Saturday, August 26, 2017

This Week in Texas Methodist History   August 27



Sumner Bacon Organizes American Bible Society Chapter in San Augustine  September 1834

In September, 1834, Sumner Bacon organized the first chapter of the American Bible Society in Mexican Texas.   The ABS was founded in 1816 and is still a major distributor of scriptures in many languages. 

Bacon was born in 1790 in Massachusetts.   His early plans for education and a legal career were ended with the death of his father.  He moved west, down the Ohio River and eventually ended in the U S Army in Fort Smith, Arkansas.  He was converted at a camp meeting and became a Cumberland Presbyterian.  He lived in Arkansas after leaving the army.  He sought ordination but his lack of education meant that he did not meet the requirements.  In 1829 he moved to Texas as an itinerant evangelist. 

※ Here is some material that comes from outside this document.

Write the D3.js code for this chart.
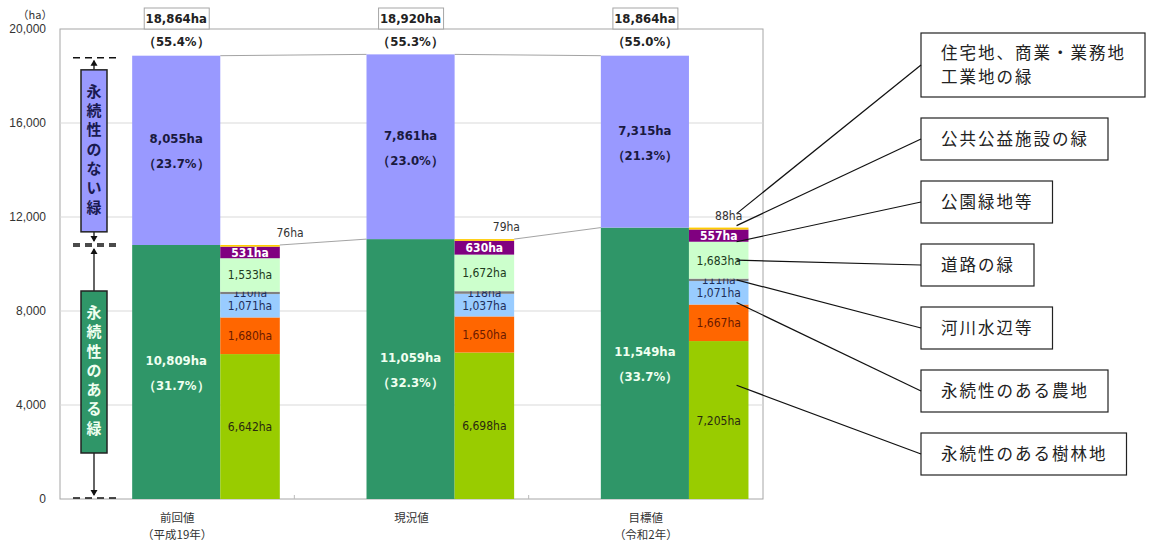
<!DOCTYPE html>
<html lang="ja">
<head>
<meta charset="UTF-8">
<title>緑の量の推移</title>
<script src="https://cdn.jsdelivr.net/npm/d3@7/dist/d3.min.js"></script>
<style>
  body { margin: 0; background: #fff; }
  svg { display: block; }
  .num { font-family: "Liberation Sans Narrow", "DejaVu Sans Condensed", "Liberation Sans", sans-serif; }
  .jp { font-family: "Noto Sans CJK JP", sans-serif; }
</style>
</head>
<body>
<script>
// 区分
var categories = ["前回値", "現況値", "目標値"];
var subLabels = ["（平成19年）", "", "（令和2年）"];

// 永続性のない緑 / 永続性のある緑
var nonPermanent = [8055, 7861, 7315];
var nonPermanentPct = ["23.7%", "23.0%", "21.3%"];
var permanent = [10809, 11059, 11549];
var permanentPct = ["31.7%", "32.3%", "33.7%"];
var totalPct = ["55.4%", "55.3%", "55.0%"];

// 永続性のある緑の内訳（下から）
var forest = [6642, 6698, 7205];
var farmland = [1680, 1650, 1667];
var river = [1071, 1037, 1071];
var road = [110, 118, 111];
var park = [1533, 1672, 1683];
var publicGreen = [531, 630, 557];
var residential = [76, 79, 88];

var yTicks = [0, 4000, 8000, 12000, 16000, 20000];

var subSeries = [
  {key: "forest", name: "永続性のある樹林地", values: forest, color: "#99cc00", text: "#2a2a10"},
  {key: "farmland", name: "永続性のある農地", values: farmland, color: "#ff6600", text: "#6a1a00"},
  {key: "river", name: "河川水辺等", values: river, color: "#99ccff", text: "#1f2f5a"},
  {key: "road", name: "道路の緑", values: road, color: "#808080", text: "#1f2f5a"},
  {key: "park", name: "公園緑地等", values: park, color: "#ccffcc", text: "#203a20"},
  {key: "public", name: "公共公益施設の緑", values: publicGreen, color: "#800080", text: "#ffffff"},
  {key: "residential", name: "住宅地、商業・業務地\n工業地の緑", values: residential, color: "#ffcc00", text: "#333333"}
];

var width = 1151, height = 541;
var plotL = 60, plotR = 763, plotT = 29, plotB = 499;
var fmt = d3.format(",");

var svg = d3.select("body").append("svg").attr("width", width).attr("height", height);

var x = d3.scaleBand().domain(categories).range([plotL, plotR]);
var y = d3.scaleLinear().domain([0, 20000]).range([plotB, plotT]);
var bw = x.bandwidth();
var bigX = function(c) { return x(c) + bw * 0.308; };
var bigW = bw * 0.376;
var smallX = function(c) { return bigX(c) + bigW; };
var smallW = bw * 0.254;

// 枠とグリッド
svg.append("rect").attr("x", plotL).attr("y", plotT).attr("width", plotR - plotL).attr("height", plotB - plotT)
  .attr("fill", "#fff").attr("stroke", "#a6a6a6");
svg.append("g").selectAll("line").data(yTicks.slice(1, -1)).enter().append("line")
  .attr("x1", plotL).attr("x2", plotR).attr("y1", function(d){ return y(d); }).attr("y2", function(d){ return y(d); })
  .attr("stroke", "#d9d9d9");

var yAxis = svg.append("g").attr("class", "num").attr("transform", "translate(" + plotL + ",0)")
  .call(d3.axisLeft(y).tickValues(yTicks).tickSize(0).tickPadding(14).tickFormat(fmt));
yAxis.select(".domain").remove();
yAxis.selectAll("text").attr("font-size", 12).attr("fill", "#333")
  .style("font-family", "'Liberation Sans', sans-serif");
svg.append("text").attr("class", "jp").attr("x", 35).attr("y", 19).attr("text-anchor", "middle")
  .attr("font-size", 11).attr("fill", "#333").text("（ha）");

// 区分境界の目盛
svg.append("g").selectAll("line").data(categories.slice(1)).enter().append("line")
  .attr("x1", function(c){ return x(c); }).attr("x2", function(c){ return x(c); })
  .attr("y1", plotB - 4).attr("y2", plotB).attr("stroke", "#bbb");

// 系列線（棒の上端どうし）
for (var i = 0; i < categories.length - 1; i++) {
  var c0 = categories[i], c1 = categories[i + 1];
  svg.append("line").attr("x1", bigX(c0) + bigW).attr("y1", y(permanent[i] + nonPermanent[i]))
    .attr("x2", bigX(c1)).attr("y2", y(permanent[i + 1] + nonPermanent[i + 1]))
    .attr("stroke", "#8c8c8c").attr("stroke-width", 0.8);
  svg.append("line").attr("x1", smallX(c0) + smallW).attr("y1", y(permanent[i]))
    .attr("x2", bigX(c1)).attr("y2", y(permanent[i + 1]))
    .attr("stroke", "#8c8c8c").attr("stroke-width", 0.8);
}

// 大きい棒
var bars = svg.append("g");
bars.selectAll(".perm").data(categories).enter().append("rect")
  .attr("x", bigX).attr("width", bigW)
  .attr("y", function(c, i){ return y(permanent[i]); })
  .attr("height", function(c, i){ return y(0) - y(permanent[i]); })
  .attr("fill", "#2f9668");
bars.selectAll(".nonperm").data(categories).enter().append("rect")
  .attr("x", bigX).attr("width", bigW)
  .attr("y", function(c, i){ return y(permanent[i] + nonPermanent[i]); })
  .attr("height", function(c, i){ return y(permanent[i]) - y(permanent[i] + nonPermanent[i]); })
  .attr("fill", "#9999ff");

function twoLine(g, cx, cy, l1, l2, color, size) {
  var t = g.append("text").attr("class", "num").attr("text-anchor", "middle")
    .attr("font-size", size).attr("fill", color).attr("font-weight", "bold");
  t.append("tspan").attr("x", cx).attr("y", cy - 7).text(l1);
  t.append("tspan").attr("x", cx).attr("y", cy + 18).text(l2);
}
categories.forEach(function(c, i) {
  var cx = bigX(c) + bigW / 2;
  var top = permanent[i] + nonPermanent[i];
  twoLine(svg, cx, (y(top) + y(permanent[i])) / 2, fmt(nonPermanent[i]) + "ha", "（" + nonPermanentPct[i] + "）", "#1a1a40", 13);
  twoLine(svg, cx, (y(permanent[i]) + y(0)) / 2, fmt(permanent[i]) + "ha", "（" + permanentPct[i] + "）", "#f0fff0", 13);
  // 合計ラベル
  svg.append("rect").attr("x", cx - 32).attr("y", 8).attr("width", 65).attr("height", plotT - 8)
    .attr("fill", "#fff").attr("stroke", "#a6a6a6");
  svg.append("text").attr("class", "num").attr("x", cx).attr("y", 23).attr("text-anchor", "middle")
    .attr("font-size", 13).attr("font-weight", "bold").attr("fill", "#222").text(fmt(top) + "ha");
  svg.append("text").attr("class", "num").attr("x", cx).attr("y", 46).attr("text-anchor", "middle")
    .attr("font-size", 13).attr("font-weight", "bold").attr("fill", "#222").text("（" + totalPct[i] + "）");
});

// 内訳の棒（永続性のある緑の高さに合わせて積み上げ）
var residentialDx = [40, 22, 10];
var segPos = categories.map(function(c, i) {
  var sum = d3.sum(subSeries, function(s){ return s.values[i]; });
  var k = permanent[i] / sum, acc = 0, pos = {};
  subSeries.forEach(function(s) {
    var v0 = acc; acc += s.values[i] * k;
    pos[s.key] = {y0: y(acc), y1: y(v0)};
  });
  return pos;
});
categories.forEach(function(c, i) {
  subSeries.forEach(function(s) {
    var p = segPos[i][s.key];
    svg.append("rect").attr("x", smallX(c)).attr("width", smallW)
      .attr("y", p.y0).attr("height", Math.max(p.y1 - p.y0, 1.2)).attr("fill", s.color);
    var tx = smallX(c) + smallW / 2, ty = (p.y0 + p.y1) / 2 + 4.5;
    if (s.key === "residential") { tx = smallX(c) + smallW / 2 + residentialDx[i]; ty = p.y0 - 8; }
    svg.append("text").attr("class", "num").attr("x", tx).attr("y", ty).attr("text-anchor", "middle")
      .attr("font-size", 12).attr("font-weight", s.key === "public" ? "bold" : "normal")
      .attr("fill", s.text).text(fmt(s.values[i]) + "ha");
  });
});

// 左側の注記
function sideNote(yTop, yBot, label, fill, textColor) {
  var bx = 81, bwid = 26, bh = 162;
  var cy = (yTop + yBot) / 2, by = cy - bh / 2, ax = bx + bwid / 2;
  var g = svg.append("g");
  [yTop, yBot].forEach(function(yy) {
    g.append("line").attr("x1", 73).attr("x2", 116).attr("y1", yy).attr("y2", yy)
      .attr("stroke", "#111").attr("stroke-width", 1.4).attr("stroke-dasharray", "7,5");
  });
  g.append("line").attr("x1", ax).attr("x2", ax).attr("y1", by).attr("y2", yTop + 3).attr("stroke", "#111").attr("stroke-width", 1.3);
  g.append("line").attr("x1", ax).attr("x2", ax).attr("y1", by + bh).attr("y2", yBot - 3).attr("stroke", "#111").attr("stroke-width", 1.3);
  g.append("path").attr("d", "M" + (ax - 3.5) + "," + (yTop + 8) + "L" + ax + "," + (yTop + 2) + "L" + (ax + 3.5) + "," + (yTop + 8) + "Z").attr("fill", "#111");
  g.append("path").attr("d", "M" + (ax - 3.5) + "," + (yBot - 8) + "L" + ax + "," + (yBot - 2) + "L" + (ax + 3.5) + "," + (yBot - 8) + "Z").attr("fill", "#111");
  g.append("rect").attr("x", bx).attr("y", by).attr("width", bwid).attr("height", bh)
    .attr("fill", fill).attr("stroke", "#222").attr("stroke-width", 1.5);
  label.split("").forEach(function(ch, k) {
    g.append("text").attr("class", "jp").attr("x", ax).attr("y", cy - 54 + k * 19.3).attr("text-anchor", "middle")
      .attr("font-size", 15).attr("font-weight", "bold").attr("fill", textColor).text(ch);
  });
}
sideNote(y(permanent[0] + nonPermanent[0]) + 2, y(permanent[0]) - 1, "永続性のない緑", "#9999ff", "#1a1a50");
sideNote(y(permanent[0]) + 1, y(0) - 1, "永続性のある緑", "#2f9668", "#f0fff0");

// x軸ラベル
categories.forEach(function(c, i) {
  var cx = x(c) + bw / 2;
  svg.append("text").attr("class", "jp").attr("x", cx).attr("y", 522).attr("text-anchor", "middle")
    .attr("font-size", 11.5).attr("fill", "#333").text(c);
  if (subLabels[i]) svg.append("text").attr("class", "jp").attr("x", cx).attr("y", 539).attr("text-anchor", "middle")
    .attr("font-size", 11.5).attr("fill", "#333").text(subLabels[i]);
});

// 凡例ボックスと引出線（目標値の棒から）
var legendOrder = ["residential", "public", "park", "road", "river", "farmland", "forest"];
var leaderAt = [
  {seg: "residential", frac: 0, dy: -14},
  {seg: "residential", frac: 0, dy: -2},
  {seg: "park", frac: 0, dy: 0},
  {seg: "park", frac: 0.5, dy: 0},
  {seg: "road", frac: 0.5, dy: 0},
  {seg: "river", frac: 1, dy: -2},
  {seg: "forest", frac: 0.28, dy: 0}
];
var last = categories.length - 1;
var lx = 921;
legendOrder.forEach(function(key, k) {
  var s = subSeries.filter(function(d){ return d.key === key; })[0];
  var lines = s.name.split("\n");
  var bh = lines.length > 1 ? 64 : 42;
  var by = k === 0 ? 33 : 118 + (k - 1) * 63;
  var g = svg.append("g");
  var rect = g.append("rect").attr("x", lx).attr("y", by).attr("height", bh)
    .attr("fill", "#fff").attr("stroke", "#222").attr("stroke-width", 1.2);
  var maxW = 0;
  lines.forEach(function(t, j) {
    var tt = g.append("text").attr("class", "jp").attr("x", lx + 20)
      .attr("y", by + bh / 2 + 6 + (j - (lines.length - 1) / 2) * 24)
      .attr("font-size", 16.5).attr("letter-spacing", 2).attr("fill", "#222").text(t);
    maxW = Math.max(maxW, tt.node().getComputedTextLength());
  });
  rect.attr("width", maxW + 39);
  var a = leaderAt[k], p = segPos[last][a.seg];
  var ay = p.y0 + (p.y1 - p.y0) * a.frac + a.dy;
  var ax = smallX(categories[last]) + smallW * 0.8;
  svg.append("line").attr("x1", ax).attr("y1", ay).attr("x2", lx).attr("y2", by + bh / 2)
    .attr("stroke", "#111").attr("stroke-width", 1.2);
});
</script>
</body>
</html>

He continued to seek ordination in the Arkansas Presbytery, but was unsuccessful.  A meeting with the Rev. Benjamin Chase led to his appointment as the first Texian representative of the American Bible Society.  In 1834/35 he distributed about 2000 English and Spanish Bibles.  Also in 1835 he presented himself for ordination to the Louisiana Presbytery of the Cumberland Presbyterian Church.  He was still only semi-literate at best, but Presbytery recognized his zeal and ordained him anyway.    After all “he scattered the Word of Life from San Antonio to the Sabine with an industrious hand."

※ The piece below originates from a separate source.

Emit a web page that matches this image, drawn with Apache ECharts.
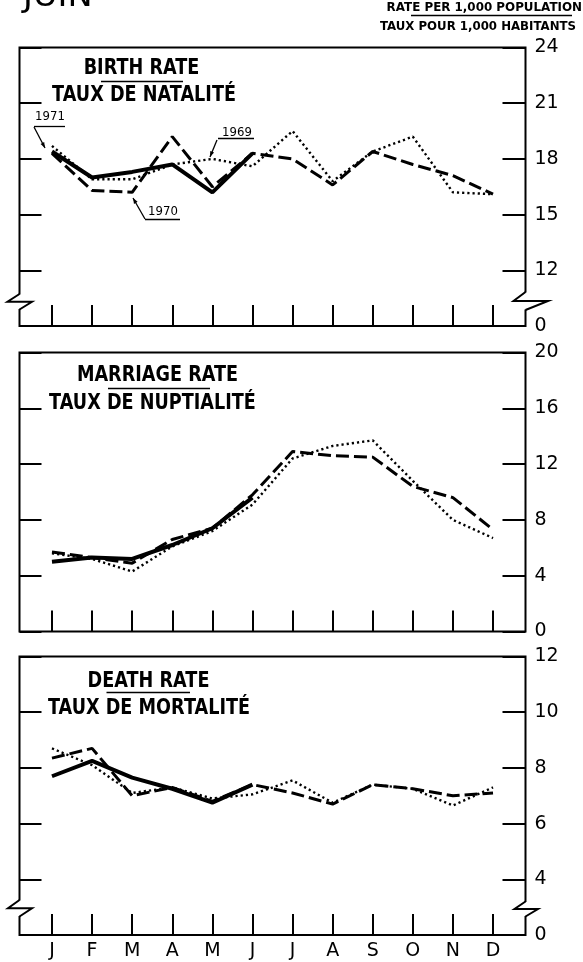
<!DOCTYPE html>
<html>
<head>
<meta charset="utf-8">
<script type="text/javascript" src="https://cdn.jsdelivr.net/npm/echarts@6.0.0/dist/echarts.min.js"></script>
</head>
<body style="margin:0;background:#fff">
<div id="container" style="width:583px;height:962px"></div>
<script>
// month letters and positions (0 = January)
var months = ['J', 'F', 'M', 'A', 'M', 'J', 'J', 'A', 'S', 'O', 'N', 'D'];
var monthIdx = [0, 1, 2, 3, 4, 5, 6, 7, 8, 9, 10, 11];

// birth rate / taux de natalite
var birth1969 = [18.7, 16.9, 16.9, 17.7, 18.0, 17.6, 19.5, 16.8, 18.4, 19.2, 16.2, 16.1];
var birth1970 = [18.3, 16.3, 16.2, 19.2, 16.5, 18.3, 18.0, 16.6, 18.4, 17.7, 17.1, 16.1];
var birth1971 = [18.4, 17.0, 17.3, 17.7, 16.2, 18.3];

// marriage rate / taux de nuptialite
var marr1969 = [5.6, 5.2, 4.3, 6.1, 7.2, 9.1, 12.4, 13.3, 13.7, 10.8, 8.0, 6.7];
var marr1970 = [5.7, 5.3, 4.9, 6.6, 7.4, 9.8, 12.9, 12.6, 12.5, 10.4, 9.6, 7.3];
var marr1971 = [5.0, 5.3, 5.2, 6.2, 7.4, 9.6];

// death rate / taux de mortalite
var death1969 = [8.7, 8.1, 7.1, 7.3, 6.9, 7.05, 7.55, 6.75, 7.4, 7.25, 6.65, 7.3];
var death1970 = [8.35, 8.7, 7.0, 7.3, 6.8, 7.4, 7.1, 6.7, 7.4, 7.25, 7.0, 7.1];
var death1971 = [7.7, 8.25, 7.65, 7.25, 6.75, 7.4];

// y scales: the lowest tick of a broken axis is labelled 0
var yMin = [9, 0, 2];
var yMax = [24, 20, 12];
var yStep = [3, 4, 2];

var font = 'DejaVu Sans';
var panels = [
    {top: 47.5, height: 278.5, d69: birth1969, d70: birth1970, d71: birth1971},
    {top: 352.5, height: 279, d69: marr1969, d70: marr1970, d71: marr1971},
    {top: 656.5, height: 278.5, d69: death1969, d70: death1970, d71: death1971}
];

function pairs(arr) {
    return arr.map(function (v, i) { return [i, v]; });
}

var grids = [], xAxes = [], yAxes = [], series = [];
panels.forEach(function (p, i) {
    grids.push({
        left: 19.5, right: 57.5, top: p.top, height: p.height,
        show: true, borderColor: '#000', borderWidth: 2
    });
    xAxes.push({
        gridIndex: i, type: 'value', min: -0.81, max: 11.81,
        axisLine: {show: false, onZero: false}, splitLine: {show: false},
        axisTick: {show: true, inside: true, length: 21, customValues: monthIdx,
            lineStyle: {color: '#000', width: 2}},
        axisLabel: {show: i === 2, customValues: monthIdx, margin: 7,
            color: '#000', fontFamily: font, fontSize: 19,
            formatter: function (v) { return months[Math.round(v)]; }}
    });
    // left axis: ticks only
    yAxes.push({
        gridIndex: i, type: 'value', position: 'left',
        min: yMin[i], max: yMax[i], interval: yStep[i],
        axisLine: {show: false, onZero: false}, splitLine: {show: false},
        axisLabel: {show: false},
        axisTick: {show: true, inside: true, length: 22, lineStyle: {color: '#000', width: 2}}
    });
    // right axis: ticks + labels
    yAxes.push({
        gridIndex: i, type: 'value', position: 'right',
        min: yMin[i], max: yMax[i], interval: yStep[i],
        axisLine: {show: false, onZero: false}, splitLine: {show: false},
        axisLabel: {color: '#000', fontFamily: font, fontSize: 19, margin: 9,
            formatter: function (v) { return v === yMin[i] ? '0' : String(v); }},
        axisTick: {show: true, inside: true, length: 23, lineStyle: {color: '#000', width: 2}}
    });
    var base = {type: 'line', xAxisIndex: i, yAxisIndex: i * 2 + 1, showSymbol: false,
        silent: true, animation: false, z: 5};
    series.push(Object.assign({}, base, {name: '1969', data: pairs(p.d69),
        lineStyle: {color: '#000', width: 2.4, type: [2.2, 3]}}));
    series.push(Object.assign({}, base, {name: '1970', data: pairs(p.d70),
        lineStyle: {color: '#000', width: 3, type: [13, 5]}}));
    series.push(Object.assign({}, base, {name: '1971', data: pairs(p.d71),
        lineStyle: {color: '#000', width: 4}}));
});

// titles, header, breaks, year labels
var g = [];
function text(x, y, s, size, opt) {
    opt = opt || {};
    g.push({type: 'text', x: x, y: y, scaleX: opt.sx || 1, z: 100,
        style: {text: s, fill: '#000', font: (opt.bold ? 'bold ' : '') + size + 'px ' + font,
            textAlign: opt.align || 'center', textVerticalAlign: 'middle'}});
}
function line(pts, w) {
    g.push({type: 'polyline', z: 100, shape: {points: pts},
        style: {stroke: '#000', lineWidth: w || 1.5, fill: null}});
}
function arrow(x1, y1, x2, y2) {
    line([[x1, y1], [x2, y2]], 1.3);
    var a = Math.atan2(y2 - y1, x2 - x1), L = 6;
    g.push({type: 'polygon', z: 100, shape: {points: [[x2, y2],
        [x2 - L * Math.cos(a - 0.35), y2 - L * Math.sin(a - 0.35)],
        [x2 - L * Math.cos(a + 0.35), y2 - L * Math.sin(a + 0.35)]]},
        style: {fill: '#000'}});
}
function brk(x, y1, y2, dxL, dxR) {
    g.push({type: 'rect', z: 99, shape: {x: x - 3, y: y1 + 0.5, width: 6, height: y2 - y1 - 1},
        style: {fill: '#fff'}});
    var my = (y1 + y2) / 2;
    line([[x, y1], [x - dxL, my], [x + dxR, my], [x, y2]], 2);
}

text(23, -2.5, 'JUIN', 32, {align: 'left', sx: 1.05});
text(582, 8, 'RATE PER 1,000 POPULATION', 13, {align: 'right', bold: true, sx: 0.915});
line([[411, 15.5], [572, 15.5]], 1.3);
text(576, 26.5, 'TAUX POUR 1,000 HABITANTS', 13, {align: 'right', bold: true, sx: 0.905});

var ts = 21, tsx = 0.84;
text(141.5, 69, 'BIRTH RATE', ts, {bold: true, sx: tsx});
line([[101, 81.5], [183, 81.5]], 1.5);
text(144, 96, 'TAUX DE NATALITÉ', ts, {bold: true, sx: tsx});

text(157.5, 375.5, 'MARRIAGE RATE', ts, {bold: true, sx: tsx});
line([[108, 388.5], [210, 388.5]], 1.5);
text(152.5, 403.5, 'TAUX DE NUPTIALITÉ', ts, {bold: true, sx: tsx});

text(148.5, 682, 'DEATH RATE', ts, {bold: true, sx: tsx});
line([[106.5, 692.5], [190, 692.5]], 1.5);
text(149, 708.5, 'TAUX DE MORTALITÉ', ts, {bold: true, sx: tsx});

// year annotations
text(50, 117, '1971', 13, {sx: 0.9});
line([[34, 126.5], [65, 126.5]], 1.3);
arrow(34, 127, 45, 148);
text(237, 132.5, '1969', 13, {sx: 0.9});
line([[218, 138.5], [254, 138.5]], 1.3);
arrow(217, 140, 210, 157);
text(163, 211.5, '1970', 13, {sx: 0.9});
line([[145, 219.5], [180, 219.5]], 1.3);
arrow(145, 219, 133, 198);

// axis breaks
brk(19.5, 294, 309.5, 12, 12.5);
brk(525.5, 292, 310, 12, 22.5);
brk(19.5, 900, 916.5, 11.5, 12.5);
brk(525.5, 901.5, 916.5, 11, 12.5);

var option = {
    animation: false,
    backgroundColor: '#fff',
    grid: grids,
    xAxis: xAxes,
    yAxis: yAxes,
    series: series,
    graphic: g
};
var myChart = echarts.init(document.getElementById('container'), null, {renderer: 'canvas'});
myChart.setOption(option);
</script>
</body>
</html>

After service as a courier in the Texas Revolution he attended the session of the Mississippi Presbytery in the fall of 1836.  While there he received authorization to form a Texas Presbytery when he could assemble three Cumberland Presbyterian preachers.  In 1837 he was able to find the requisite two other preachers and organized the Presbytery about 5 miles east of San Augustine. 
Readers of this column will note how close the organization was to McMahan’s Chapel—also east of San Augustine and also the coincidence of the ABS organization being about the same time as the first Caney Creek Camp Meeting.

The 1837 organization of the Texas Presbytery preceded other Protestant organization.  The Regular Presbyterians, Baptists, and Methodists all organized their judicatories within a few months of each other in 1840.    He died at San Augustine in January 1844. 

Saturday, August 05, 2017

This Week in Texas Methodist History  August 6



Houston Trinity Sponsors City Wide Revival Two Weeks Before Camp Logan Riots
August , 1917

As Houston prepares to mark the centennial of the worst racial violence in its history, we should remember that only two weeks prior to the Camp Logan Riots, Houston Trinity MEC sponsored a city wide revival in which both races participated.

The story of the Camp Logan Riots is well known.  Soon after US entry into World War I the War Department authorized two new facilities in Harris County,  Ellington Field and Camp Logan.  The Camp Logan site is now occupied by Memorial Park.
The 24th US Infantry was ordered to Houston to guard the construction site.  The guards were an all African American unit. Tensions between these soldiers from the North and the Jim Crow restrictions in place in Houston eventually boiled over into a riot in which almost 20 people were killed.  Eventually 19 mutineers were hanged and 41 were given life sentences. 

Only two weeks earlier, an event of racial amity in Houston occurred.  Trinity MEC sponsored a city wide revival in Emancipation Park.  The evangelist, Rev. Chinn preached at day break,   11:00, 3:00, and again at 8:00 to audiences estimated as reaching 4000 on Sunday night and 2000 on week nights.  In accordance with the Jim Crow laws then in place, white attendees were accommodated with a separate seating section.   As was typical of the era, each night of the revival had a different theme.  On night was tuberculosis night with the collection being devoted to the tuberculosis sanitarium.  Another was Galveston night.  Another night was devoted to raising money to build a home for delinquent Negro children.  One night only men came, and another only women.  Still another day was “Old Folks Day.”   

Rev. John E. Green (see post for July 16) preached another night.  Perhaps Chinn’s most noted sermon was “Why Should the Devil Rule Houston?”   That sermon concentrated on the evils of dancing and card playing.  On Friday, August 10, the revival moved indoors to the City Auditorium so that more attendees could hear the sermon for which had made Chinn nationally known,  “After the Ball is Over” from Matthew 24:7(For nation shall rise against nation, and kingdom against kingdom: and there shall be famines, and pestilences, and earthquakes, in divers places.)  The sermon title was taken from a popular 1891 song.   The service held in the City Auditorium was specifically advertised in white newspapers and promised, in addition to the sermon, a motion picture and a chorus of “jubilee and plantation” songs.  

  The pastor at Trinity at the time was Rev. J. O. Williams.    He, and the other organizers, knew of the all black 24 Infantry and extended a special invitation to them and asked their officers for leave so they could attend.

Only two weeks after these bi-racial revival services came the worst racial incident in Houston’s history.